The next question comes from Jacob Edler from Danske Bank. Please go ahead.
Hi Henrik, Pernilla and Martin and thanks for taking my questions. My first question is on your outlook commentary. It seems that you are tuning down your Q3 a bit relative to what you stated in the Q4 report. If you were to rank, what was the most in the commentary change? Is it interest rate expectations in the US and other markets holding back customer demand, BID program, state approval delays or also some flavor on how inventory corrections among customers are developing? That's my first question. Thank you.

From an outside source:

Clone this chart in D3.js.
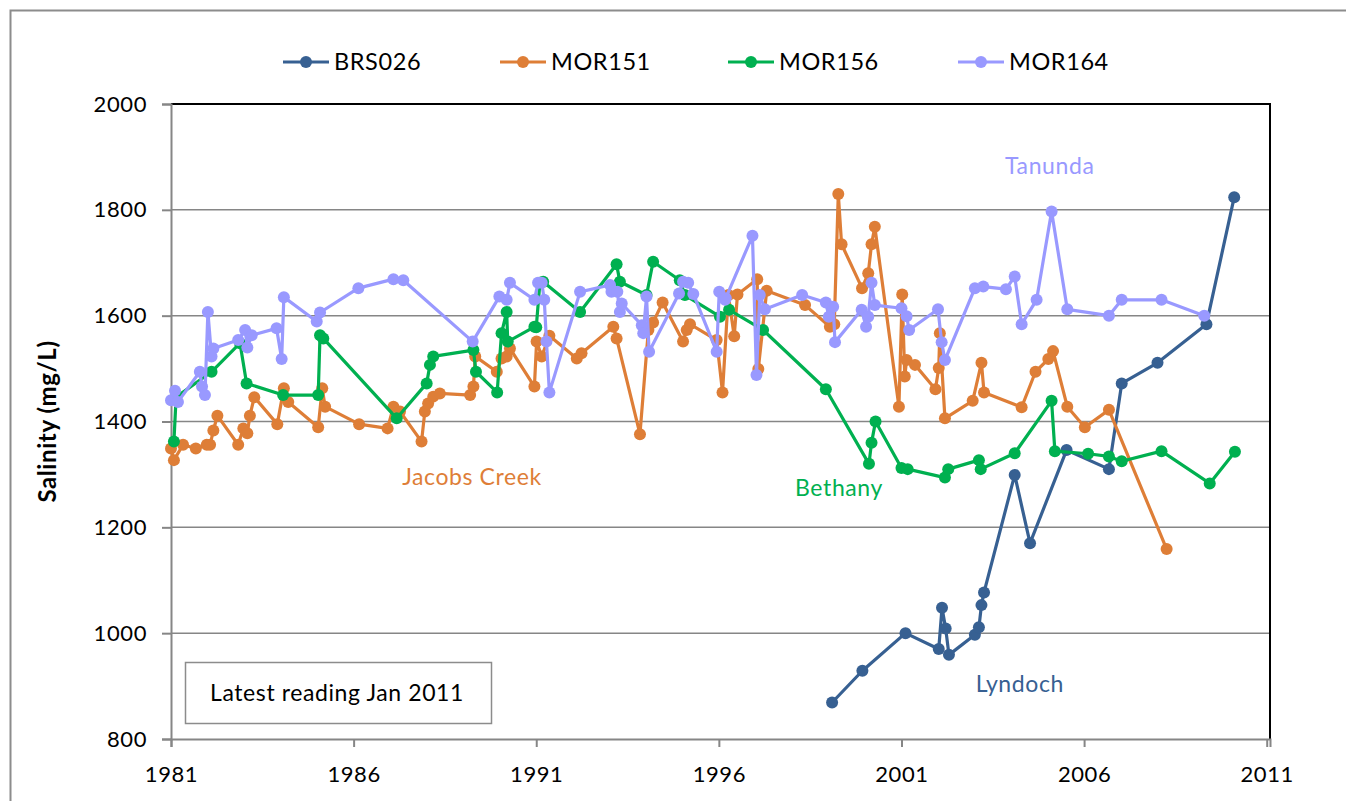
<!DOCTYPE html>
<html lang="en">
<head>
<meta charset="UTF-8">
<title>Salinity (mg/L)</title>
<script src="https://d3js.org/d3.v7.min.js"></script>
<style>
  body { margin: 0; background: #fff; }
  svg text { font-family: Lato, "Open Sans", sans-serif; fill: #000; letter-spacing: 0.6px; }
</style>
</head>
<body>
<div id="chart"></div>
<script>
// series: [decimal year, salinity mg/L]
const brs026 = [
  [1999.10, 869], [1999.93, 929], [2001.11, 1000], [2002.02, 970], [2002.11, 1048],
  [2002.21, 1009], [2002.30, 959], [2003.01, 997], [2003.12, 1011], [2003.19, 1053],
  [2003.26, 1077], [2004.10, 1299], [2004.52, 1170], [2005.52, 1346], [2006.68, 1310],
  [2007.03, 1472], [2008.01, 1511], [2009.35, 1584], [2010.11, 1824]
];
const mor151 = [
  [1981.00, 1349], [1981.08, 1327], [1981.33, 1356], [1981.68, 1349], [1981.98, 1356],
  [1982.07, 1356], [1982.16, 1383], [1982.27, 1411], [1982.84, 1356], [1982.98, 1387],
  [1983.09, 1378], [1983.16, 1411], [1983.28, 1446], [1983.91, 1395], [1984.09, 1463],
  [1984.21, 1437], [1985.03, 1389], [1985.14, 1463], [1985.22, 1428], [1986.15, 1395],
  [1986.93, 1387], [1987.09, 1428], [1987.27, 1419], [1987.86, 1362], [1987.95, 1419],
  [1988.04, 1434], [1988.18, 1447], [1988.36, 1453], [1989.19, 1450], [1989.28, 1466],
  [1989.33, 1523], [1989.92, 1494], [1990.05, 1519], [1990.19, 1523], [1990.28, 1538],
  [1990.95, 1466], [1991.01, 1551], [1991.15, 1523], [1991.36, 1562], [1992.11, 1519],
  [1992.24, 1529], [1993.11, 1579], [1993.20, 1557], [1993.84, 1376], [1994.07, 1573],
  [1994.20, 1587], [1994.46, 1625], [1995.02, 1551], [1995.12, 1573], [1995.21, 1584],
  [1995.94, 1554], [1996.10, 1455], [1996.26, 1639], [1996.42, 1561], [1996.51, 1640],
  [1997.05, 1669], [1997.08, 1499], [1997.31, 1647], [1998.36, 1620], [1999.04, 1579],
  [1999.16, 1584], [1999.27, 1830], [1999.36, 1735], [1999.92, 1652], [2000.09, 1680],
  [2000.18, 1735], [2000.27, 1768], [2000.93, 1428], [2001.02, 1640], [2001.09, 1485],
  [2001.14, 1516], [2001.37, 1507], [2001.93, 1461], [2002.02, 1501], [2002.05, 1567],
  [2002.19, 1406], [2002.95, 1439], [2003.19, 1511], [2003.26, 1455], [2004.29, 1427],
  [2004.67, 1494], [2005.02, 1518], [2005.15, 1533], [2005.54, 1428], [2006.02, 1389],
  [2006.68, 1422], [2008.26, 1159]
];
const mor156 = [
  [1981.08, 1362], [1981.14, 1446], [1982.11, 1494], [1982.89, 1548], [1983.07, 1472],
  [1984.07, 1450], [1985.03, 1450], [1985.08, 1563], [1985.17, 1557], [1987.18, 1406],
  [1988.00, 1472], [1988.09, 1507], [1988.18, 1523], [1989.28, 1535], [1989.35, 1494],
  [1989.93, 1455], [1990.05, 1567], [1990.19, 1607], [1990.22, 1551], [1990.95, 1579],
  [1991.00, 1578], [1991.10, 1662], [1991.19, 1664], [1992.20, 1607], [1993.20, 1697],
  [1993.29, 1664], [1994.02, 1639], [1994.20, 1702], [1994.93, 1667], [1995.07, 1639],
  [1996.03, 1598], [1996.28, 1611], [1997.21, 1573], [1998.93, 1461], [2000.11, 1320],
  [2000.18, 1360], [2000.29, 1400], [2001.00, 1312], [2001.17, 1310], [2002.19, 1294],
  [2002.28, 1310], [2003.12, 1327], [2003.17, 1310], [2004.10, 1340], [2005.11, 1439],
  [2005.20, 1344], [2006.11, 1339], [2006.68, 1334], [2007.03, 1325], [2008.12, 1344],
  [2009.44, 1283], [2010.13, 1343]
];
const mor164 = [
  [1981.00, 1440], [1981.11, 1458], [1981.19, 1437], [1981.79, 1494], [1981.85, 1466],
  [1981.93, 1450], [1982.01, 1607], [1982.11, 1523], [1982.16, 1538], [1982.84, 1554],
  [1983.03, 1573], [1983.09, 1540], [1983.21, 1563], [1983.89, 1576], [1984.03, 1518],
  [1984.09, 1635], [1984.99, 1589], [1985.08, 1606], [1986.13, 1652], [1987.09, 1669],
  [1987.36, 1667], [1989.26, 1551], [1989.99, 1636], [1990.19, 1630], [1990.28, 1662],
  [1990.95, 1630], [1991.05, 1662], [1991.15, 1662], [1991.22, 1630], [1991.28, 1551],
  [1991.36, 1455], [1992.20, 1645], [1993.02, 1658], [1993.06, 1645], [1993.22, 1645],
  [1993.29, 1607], [1993.34, 1623], [1993.89, 1582], [1993.93, 1567], [1994.02, 1636],
  [1994.09, 1532], [1994.91, 1642], [1995.02, 1664], [1995.16, 1662], [1995.30, 1641],
  [1995.94, 1532], [1996.01, 1645], [1996.17, 1630], [1996.19, 1633], [1996.92, 1751],
  [1997.03, 1488], [1997.12, 1639], [1997.26, 1612], [1998.28, 1639], [1998.93, 1625],
  [1999.01, 1598], [1999.13, 1617], [1999.18, 1550], [1999.91, 1611], [2000.03, 1579],
  [2000.09, 1598], [2000.18, 1662], [2000.27, 1620], [2001.00, 1614], [2001.14, 1599],
  [2001.21, 1573], [2002.00, 1612], [2002.10, 1550], [2002.19, 1516], [2003.01, 1652],
  [2003.24, 1655], [2003.86, 1650], [2004.10, 1674], [2004.29, 1584], [2004.70, 1630],
  [2005.11, 1797], [2005.54, 1612], [2006.68, 1600], [2007.03, 1630], [2008.12, 1630],
  [2009.29, 1600]
];

const seriesNames = ["BRS026", "MOR151", "MOR156", "MOR164"];
const seriesData = [brs026, mor151, mor156, mor164];
const colors = ["#376092", "#DE7E37", "#00B050", "#9999FF"];

const xTicks = [1981, 1986, 1991, 1996, 2001, 2006, 2011];
const yTicks = [800, 1000, 1200, 1400, 1600, 1800, 2000];

// site labels, placed at data coordinates
const siteLabels = [
  { text: "Tanunda", x: 2005.06, y: 1883, color: "#9999FF" },
  { text: "Jacobs Creek", x: 1989.24, y: 1295, color: "#DE7E37" },
  { text: "Bethany", x: 1999.29, y: 1274, color: "#00B050" },
  { text: "Lyndoch", x: 2004.24, y: 904, color: "#376092" }
];

const W = 1346, H = 801;
const plot = { left: 171, top: 104, right: 1270, bottom: 739 };

const svg = d3.select("#chart").append("svg")
  .attr("width", W).attr("height", H);

// outer chart frame
svg.append("rect")
  .attr("x", 10.5).attr("y", 10.5)
  .attr("width", W).attr("height", H)
  .attr("fill", "none").attr("stroke", "#8c8c8c").attr("stroke-width", 2);

const x = d3.scaleLinear().domain([1981, 2011.09]).range([plot.left, plot.right]);
const y = d3.scaleLinear().domain([800, 2000]).range([plot.bottom, plot.top]);

// gridlines
svg.append("g").selectAll("line").data(yTicks.filter(d => d > 800 && d < 2000)).join("line")
  .attr("x1", plot.left).attr("x2", plot.right)
  .attr("y1", d => y(d)).attr("y2", d => y(d))
  .attr("stroke", "#868686").attr("stroke-width", 1.5);

// plot area top/right border
svg.append("path")
  .attr("d", `M${plot.left},${plot.top}H${plot.right}V${plot.bottom}`)
  .attr("fill", "none").attr("stroke", "#000").attr("stroke-width", 2);

// axes
const yAxis = svg.append("g")
  .attr("transform", `translate(${plot.left},0)`)
  .call(d3.axisLeft(y).tickValues(yTicks).tickFormat(d3.format("d")).tickSize(9).tickPadding(15));
const xAxis = svg.append("g")
  .attr("transform", `translate(0,${plot.bottom})`)
  .call(d3.axisBottom(x).tickValues(xTicks).tickFormat(d3.format("d")).tickSize(8).tickPadding(19));

[xAxis, yAxis].forEach(ax => {
  ax.select(".domain").attr("stroke", "#868686").attr("stroke-width", 2);
  ax.selectAll(".tick line").attr("stroke", "#868686").attr("stroke-width", 2);
  ax.selectAll(".tick text").attr("font-size", 22).attr("fill", "#000");
});

// y title
svg.append("text")
  .attr("transform", `translate(56,${(plot.top + plot.bottom) / 2}) rotate(-90)`)
  .attr("text-anchor", "middle")
  .attr("font-size", 24).attr("font-weight", "bold")
  .text("Salinity (mg/L)");

// series
const line = d3.line().x(d => x(d[0])).y(d => y(d[1]));
seriesData.forEach((data, i) => {
  const g = svg.append("g");
  g.append("path").datum(data)
    .attr("d", line)
    .attr("fill", "none").attr("stroke", colors[i])
    .attr("stroke-width", 3.2).attr("stroke-linejoin", "round");
  g.selectAll("circle").data(data).join("circle")
    .attr("cx", d => x(d[0])).attr("cy", d => y(d[1]))
    .attr("r", 6).attr("fill", colors[i]);
});

// site labels
svg.append("g").selectAll("text").data(siteLabels).join("text")
  .attr("x", d => x(d.x)).attr("y", d => y(d.y))
  .attr("dy", "0.35em")
  .attr("text-anchor", "middle")
  .attr("font-size", 23)
  .style("fill", d => d.color)
  .text(d => d.text);

// legend
const legendX = [283, 500, 728, 958];
const legend = svg.append("g");
seriesNames.forEach((name, i) => {
  const lg = legend.append("g").attr("transform", `translate(${legendX[i]},62)`);
  lg.append("line").attr("x1", 0).attr("x2", 46)
    .attr("stroke", colors[i]).attr("stroke-width", 3.2);
  lg.append("circle").attr("cx", 23).attr("r", 6).attr("fill", colors[i]);
  lg.append("text").attr("x", 51).attr("dy", "0.35em")
    .attr("font-size", 23.5).text(name);
});

// note box
const note = svg.append("g");
note.append("rect")
  .attr("x", 185.5).attr("y", 662.5).attr("width", 306).attr("height", 61)
  .attr("fill", "#fff").attr("stroke", "#8c8c8c").attr("stroke-width", 1.5);
note.append("text")
  .attr("x", 337).attr("y", 693).attr("dy", "0.35em")
  .attr("text-anchor", "middle").attr("font-size", 23)
  .text("Latest reading Jan 2011");
</script>
</body>
</html>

So it's Henrik here. I would say probably interest rates levels. When we presented our Q4 report, if I take the US as an example, at that time, three months ago, it was more discussion and debate how many times the Fed would manage to decrease interest rates in the US. If you look at the current climate, it's more discussion. Will there be an interest rate reduction this year from the Fed? I think interest rates, because it affects more as all markets. So it's a good sign if they go down, the risk appetite comes back. Then I would say also that even if we are not that much affected as I would say we see our competitors communicate, the inventory reduction is important because when there have been a lot of inventory out in the market, they continue to build the operators, but our competitors have less to do and that leads to a tougher competition in the market for existing volumes. So that's also important. And then I would say if you look at the BID program, I mean, it's so big for the US and US is our largest market. So there you also have a bit of an effect.
Okay, perfect. And then my second question out of three is related to the cost saving program. It was implemented at the end of last year, but hits full effect at the end of Q1, so into Q2, but you've seen a gradual effect during Q1 as well. Would it be feasible to assume that this coupled with seasonality, which typically is supportive of Q2, could support a bit higher margins already in Q2? I realize that the market is tough, but just some flavor there. And also just did you see any negative impact from the earlier Easter? Yeah, thank you.
I would start by saying that the cost reduction program we had, as you say, we will see the full effect from Q2. So it has been gradually implemented. I would say on your topic around seasonality, for the last three years in a strong market, we haven't seen a lot of seasonality effects that we saw, I would say in previous years. There might be a slight effect here of seasonality, but I wouldn't guess that it's too big. And the market continues for fiber solutions to be soft. We expect to have a market which is roughly in line with what we had in Q1. So that's the way I would like to answer the question. Okay,
perfect. Just last question then. On the Ogden plant in Utah, are you able to add some flavor how the project customer pipeline is looking for that plant and also some flavor on how you are ramping up fixed costs related to that plant? Thank you.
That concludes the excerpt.